Extract word for word the lines of the listing from its start to the line holding "YAxis, ReferenceArea, ReferenceLine", both ends kept; pictures are not part of the copy.
——————————
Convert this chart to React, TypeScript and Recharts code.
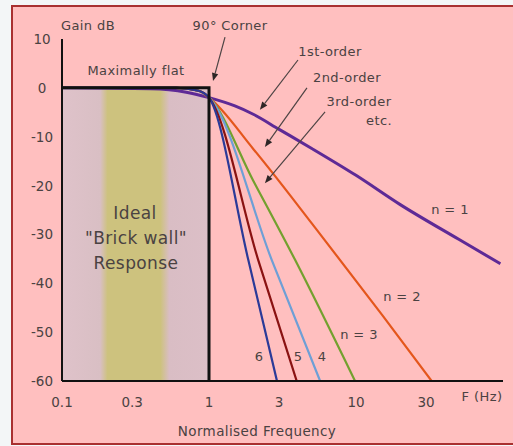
import React from "react";
import { LineChart, Line, XAxis, YAxis, ReferenceArea, ReferenceLine } from "recharts";

// frequency (normalised) vs gain (dB)
const freqTicks = [0.1, 0.3, 1, 3, 10, 30];
const gainTicks = [10, 0, -10, -20, -30, -40, -50, -60];

const ideal = [
  { f: 0.1, db: 0 },
  { f: 1, db: 0 },
  { f: 1, db: -60 },
];

const order1 = [
  { f: 0.1, db: 0 },
  { f: 0.4, db: -0.2 },
  { f: 0.7, db: -0.9 },
  { f: 1, db: -2 },
  { f: 1.5, db: -3.7 },
  { f: 2, db: -5.4 },
  { f: 3, db: -8.5 },
  { f: 5, db: -12.4 },
  { f: 10, db: -17.9 },
  { f: 20, db: -23.9 },
  { f: 50, db: -31 },
  { f: 96, db: -36 },
];

const order2 = [
  { f: 0.1, db: 0 },
  { f: 0.6, db: 0 },
  { f: 0.85, db: -0.6 },
  { f: 1, db: -2 },
  { f: 2, db: -12.5 },
  { f: 5.3, db: -28.7 },
  { f: 15, db: -46.4 },
  { f: 32.7, db: -60 },
];

const order3 = [
  { f: 0.1, db: 0 },
  { f: 0.6, db: 0 },
  { f: 0.85, db: -0.6 },
  { f: 1, db: -2 },
  { f: 2, db: -19 },
  { f: 3.85, db: -35.2 },
  { f: 9.85, db: -60 },
];

const order4 = [
  { f: 0.1, db: 0 },
  { f: 0.6, db: 0 },
  { f: 0.85, db: -0.6 },
  { f: 1, db: -2 },
  { f: 2.67, db: -35.2 },
  { f: 5.7, db: -60 },
];

const order5 = [
  { f: 0.1, db: 0 },
  { f: 0.6, db: 0 },
  { f: 0.85, db: -0.6 },
  { f: 1, db: -2 },
  { f: 2.16, db: -35.2 },
  { f: 3.95, db: -60 },
];

const order6 = [
  { f: 0.1, db: 0 },
  { f: 0.6, db: 0 },
  { f: 0.85, db: -0.6 },
  { f: 1, db: -2 },
  { f: 1.85, db: -35.2 },
  { f: 2.9, db: -60 },
];

// pointer arrows, in data units: [from, to]
const arrows = [
  [{ x: 1.285, y: 10.4 }, { x: 1.065, y: 1.4 }],
  [{ x: 4.03, y: 5.7 }, { x: 2.22, y: -4.5 }],
  [{ x: 4.64, y: 0 }, { x: 2.4, y: -12.1 }],
  [{ x: 6.16, y: -4.9 }, { x: 2.4, y: -19.5 }],
];

const textColor = "#4a4242";
const font = "'DejaVu Sans', sans-serif";

function ArrowShape(props: any) {
  const { x1, y1, x2, y2 } = props;
  if ([x1, y1, x2, y2].some((v) => typeof v !== "number" || isNaN(v))) return null;
  const ang = Math.atan2(y2 - y1, x2 - x1);
  const len = 8;
  const half = 3.2;
  const bx = x2 - len * Math.cos(ang);
  const by = y2 - len * Math.sin(ang);
  const px = -Math.sin(ang) * half;
  const py = Math.cos(ang) * half;
  return (
    <g>
      <line x1={x1} y1={y1} x2={bx} y2={by} stroke="#4d4444" strokeWidth={1.2} />
      <polygon
        points={`${x2},${y2} ${bx + px},${by + py} ${bx - px},${by - py}`}
        fill="#2e2626"
      />
    </g>
  );
}

function YTick(props: any) {
  const { x, y, payload } = props;
  return (
    <text x={x - 12} y={y} dy={5} textAnchor="middle" fontSize={13.5} fontFamily={font} fill={textColor}>
      {payload.value}
    </text>
  );
}

function XTick(props: any) {
  const { x, y, payload } = props;
  return (
    <text x={x} y={y} dy={12} textAnchor="middle" fontSize={13.5} fontFamily={font} fill={textColor}>
      {payload.value}
    </text>
  );
}

const labelStyle = { fontSize: 13, fontFamily: font, fill: textColor, letterSpacing: 0.4 };

export default function App() {
  return (
    <div style={{ position: "absolute", left: 0, top: 0, width: 513, height: 446, background: "#f3f6f7", overflow: "hidden" }}>
      <svg width={0} height={0} style={{ position: "absolute" }}>
        <defs>
          <linearGradient id="brickGrad" x1="0" y1="0" x2="1" y2="0">
            <stop offset="0" stopColor="#dfc2ca" />
            <stop offset="0.26" stopColor="#d9bfc4" />
            <stop offset="0.31" stopColor="#cdc27e" />
            <stop offset="0.67" stopColor="#cdc27e" />
            <stop offset="0.73" stopColor="#d9bdc4" />
            <stop offset="1" stopColor="#dcbfc7" />
          </linearGradient>
        </defs>
      </svg>
      <div
        style={{
          position: "absolute",
          left: 11,
          top: 5,
          width: 520,
          height: 436,
          background: "#ffbfbf",
          border: "2px solid #a83030",
        }}
      />
      <div style={{ position: "absolute", left: 0, top: 0 }}>
        <LineChart width={513} height={446} margin={{ top: 39, right: 10, left: 12, bottom: 35 }}>
          <XAxis
            dataKey="f"
            type="number"
            scale="log"
            domain={[0.1, 100]}
            ticks={freqTicks}
            allowDataOverflow
            axisLine={{ stroke: "#111", strokeWidth: 2 }}
            tickLine={false}
            tickSize={0}
            tickMargin={14}
            tick={<XTick />}
            height={30}
          />
          <YAxis
            type="number"
            domain={[-60, 10]}
            ticks={gainTicks}
            allowDataOverflow
            axisLine={{ stroke: "#111", strokeWidth: 2 }}
            tickLine={false}
            tick={<YTick />}
            width={50}
          />
          <ReferenceArea x1={0.1} x2={1} y1={-60} y2={0} fill="url(#brickGrad)" fillOpacity={1} stroke="none" />
          <Line data={order1} dataKey="db" type="monotone" stroke="#5e2a96" strokeWidth={3} dot={false} isAnimationActive={false} />
          <Line data={order2} dataKey="db" type="monotone" stroke="#e4561c" strokeWidth={2.2} dot={false} isAnimationActive={false} />
          <Line data={order3} dataKey="db" type="monotone" stroke="#73a02e" strokeWidth={2.2} dot={false} isAnimationActive={false} />
          <Line data={order4} dataKey="db" type="monotone" stroke="#6e9fd6" strokeWidth={2.2} dot={false} isAnimationActive={false} />
          <Line data={order5} dataKey="db" type="monotone" stroke="#8a1212" strokeWidth={2.2} dot={false} isAnimationActive={false} />
          <Line data={order6} dataKey="db" type="monotone" stroke="#2b3a98" strokeWidth={2.2} dot={false} isAnimationActive={false} />
          <Line data={ideal} dataKey="db" type="linear" stroke="#111" strokeWidth={3} dot={false} isAnimationActive={false} />
          {arrows.map((seg, i) => (
            <ReferenceLine key={i} segment={seg} ifOverflow="visible" shape={<ArrowShape />} />
          ))}
        </LineChart>
      </div>
      <svg width={513} height={446} style={{ position: "absolute", left: 0, top: 0, pointerEvents: "none" }}>
        <text x={88} y={30} textAnchor="middle" {...labelStyle}>Gain dB</text>
        <text x={230} y={30} textAnchor="middle" {...labelStyle}>90° Corner</text>
        <text x={136} y={75} textAnchor="middle" {...labelStyle}>Maximally flat</text>
        <text x={330} y={56} textAnchor="middle" {...labelStyle}>1st-order</text>
        <text x={347} y={82} textAnchor="middle" {...labelStyle}>2nd-order</text>
        <text x={359} y={106} textAnchor="middle" {...labelStyle}>3rd-order</text>
        <text x={379} y={125} textAnchor="middle" {...labelStyle}>etc.</text>
        <text x={135} y={219} textAnchor="middle" {...labelStyle} fontSize={17}>Ideal</text>
        <text x={136} y={244} textAnchor="middle" {...labelStyle} fontSize={17}>"Brick wall"</text>
        <text x={136} y={269} textAnchor="middle" {...labelStyle} fontSize={17}>Response</text>
        <text x={450} y={214} textAnchor="middle" {...labelStyle}>n = 1</text>
        <text x={402} y={301} textAnchor="middle" {...labelStyle}>n = 2</text>
        <text x={359} y={339} textAnchor="middle" {...labelStyle}>n = 3</text>
        <text x={259} y={361} textAnchor="middle" {...labelStyle}>6</text>
        <text x={298} y={361} textAnchor="middle" {...labelStyle}>5</text>
        <text x={322} y={361} textAnchor="middle" {...labelStyle}>4</text>
        <text x={482} y={401} textAnchor="middle" {...labelStyle}>F (Hz)</text>
        <text x={257} y={436} textAnchor="middle" {...labelStyle} fontSize={13.5}>Normalised Frequency</text>
      </svg>
    </div>
  );
}
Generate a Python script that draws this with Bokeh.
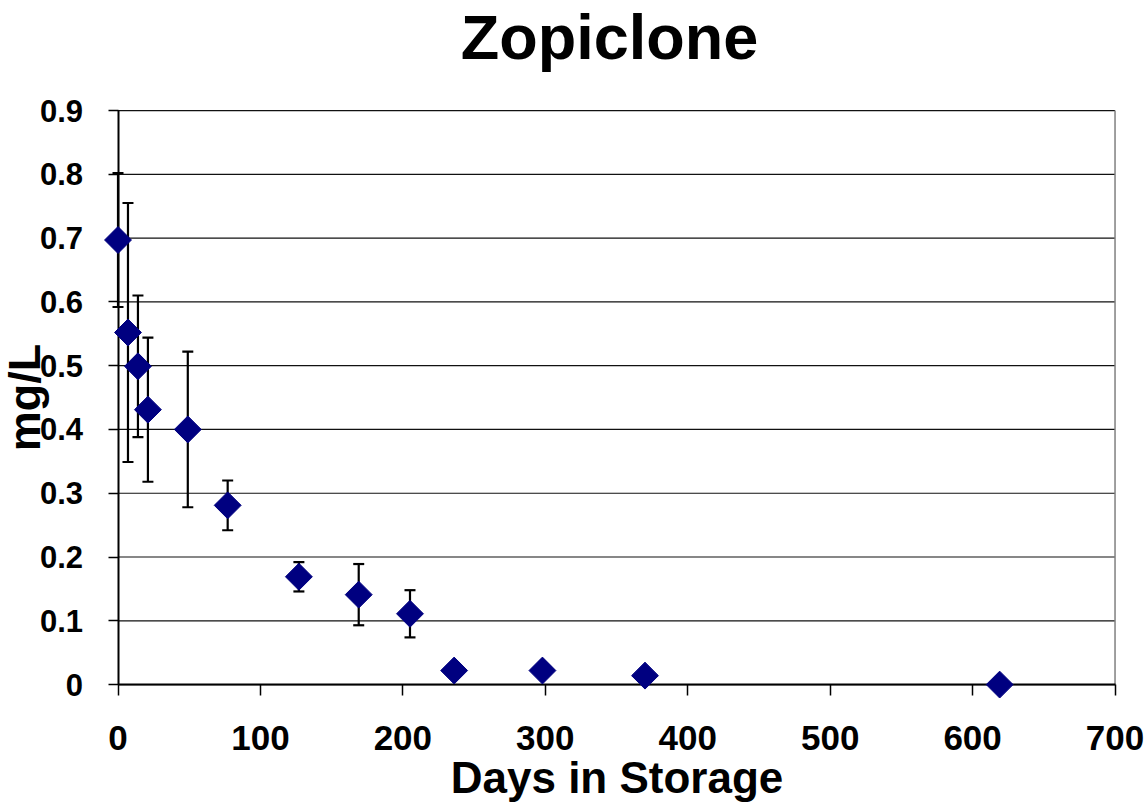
——————————
**Solution for this exercise**:
Convert this chart to React, TypeScript and Recharts code.
import React from "react";
import { LineChart, Line, XAxis, YAxis, ReferenceArea, ReferenceLine } from "recharts";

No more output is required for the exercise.